Problem statement:
Scan the data beneath this task and copy each line that includes "with".

Supplied data:
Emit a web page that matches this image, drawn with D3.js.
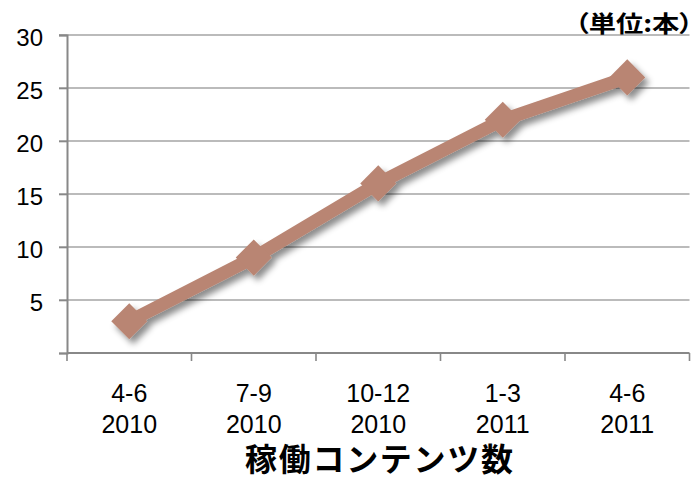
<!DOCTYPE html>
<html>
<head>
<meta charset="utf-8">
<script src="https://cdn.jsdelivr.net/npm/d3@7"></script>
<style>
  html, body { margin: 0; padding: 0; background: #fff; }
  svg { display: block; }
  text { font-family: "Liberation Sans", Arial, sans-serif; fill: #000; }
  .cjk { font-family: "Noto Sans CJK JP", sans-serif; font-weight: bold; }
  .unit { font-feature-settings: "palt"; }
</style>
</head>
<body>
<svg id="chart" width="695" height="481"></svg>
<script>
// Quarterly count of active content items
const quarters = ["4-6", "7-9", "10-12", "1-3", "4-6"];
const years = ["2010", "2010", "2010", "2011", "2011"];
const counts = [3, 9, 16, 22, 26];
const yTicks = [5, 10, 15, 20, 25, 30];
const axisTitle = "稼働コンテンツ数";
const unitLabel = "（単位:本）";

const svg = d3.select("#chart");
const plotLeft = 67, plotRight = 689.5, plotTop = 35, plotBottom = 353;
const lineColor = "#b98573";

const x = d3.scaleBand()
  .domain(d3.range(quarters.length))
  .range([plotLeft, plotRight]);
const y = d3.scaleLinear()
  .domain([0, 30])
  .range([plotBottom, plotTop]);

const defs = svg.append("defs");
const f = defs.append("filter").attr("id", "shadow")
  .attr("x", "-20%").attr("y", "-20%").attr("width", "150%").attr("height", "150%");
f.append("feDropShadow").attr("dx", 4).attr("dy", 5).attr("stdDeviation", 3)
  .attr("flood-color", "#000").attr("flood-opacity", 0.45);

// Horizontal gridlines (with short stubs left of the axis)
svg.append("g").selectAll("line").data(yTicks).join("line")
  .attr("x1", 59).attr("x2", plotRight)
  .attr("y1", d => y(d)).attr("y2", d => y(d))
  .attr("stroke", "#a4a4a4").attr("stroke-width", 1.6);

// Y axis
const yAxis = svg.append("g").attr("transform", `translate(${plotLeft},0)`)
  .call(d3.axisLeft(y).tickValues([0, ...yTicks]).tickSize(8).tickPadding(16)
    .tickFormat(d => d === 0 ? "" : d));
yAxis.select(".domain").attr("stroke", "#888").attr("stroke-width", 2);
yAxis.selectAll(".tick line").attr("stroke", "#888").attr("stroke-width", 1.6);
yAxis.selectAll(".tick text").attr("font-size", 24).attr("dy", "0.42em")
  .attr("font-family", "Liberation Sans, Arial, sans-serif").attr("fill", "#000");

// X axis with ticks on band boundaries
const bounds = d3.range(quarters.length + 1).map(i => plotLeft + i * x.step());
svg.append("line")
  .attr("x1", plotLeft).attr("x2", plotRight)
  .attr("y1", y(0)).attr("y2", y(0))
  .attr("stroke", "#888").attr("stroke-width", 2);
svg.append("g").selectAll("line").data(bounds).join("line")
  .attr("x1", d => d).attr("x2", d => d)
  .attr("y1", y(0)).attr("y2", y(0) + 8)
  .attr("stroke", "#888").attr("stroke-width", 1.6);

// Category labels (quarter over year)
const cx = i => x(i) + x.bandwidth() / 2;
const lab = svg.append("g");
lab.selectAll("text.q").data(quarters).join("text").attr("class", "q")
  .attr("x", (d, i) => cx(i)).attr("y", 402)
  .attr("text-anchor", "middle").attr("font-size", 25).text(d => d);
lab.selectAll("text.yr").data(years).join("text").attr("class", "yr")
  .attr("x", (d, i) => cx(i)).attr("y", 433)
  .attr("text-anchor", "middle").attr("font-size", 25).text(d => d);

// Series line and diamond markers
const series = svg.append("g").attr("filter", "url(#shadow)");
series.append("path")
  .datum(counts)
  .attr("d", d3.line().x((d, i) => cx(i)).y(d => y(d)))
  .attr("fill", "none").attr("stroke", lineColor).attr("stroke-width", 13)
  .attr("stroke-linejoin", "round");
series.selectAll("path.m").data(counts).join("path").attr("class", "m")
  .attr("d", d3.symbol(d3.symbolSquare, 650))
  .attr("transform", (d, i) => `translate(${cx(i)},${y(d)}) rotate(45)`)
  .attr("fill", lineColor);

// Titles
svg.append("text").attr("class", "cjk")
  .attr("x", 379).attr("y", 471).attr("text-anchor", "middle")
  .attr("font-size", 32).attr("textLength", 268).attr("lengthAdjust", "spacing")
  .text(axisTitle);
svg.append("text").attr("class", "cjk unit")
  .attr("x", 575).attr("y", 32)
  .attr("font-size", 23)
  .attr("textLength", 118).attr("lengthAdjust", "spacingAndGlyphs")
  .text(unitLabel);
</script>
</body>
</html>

Solution to this problem:
Emit a web page that matches this image, drawn with D3.js.
// Horizontal gridlines (with short stubs left of the axis)
// X axis with ticks on band boundaries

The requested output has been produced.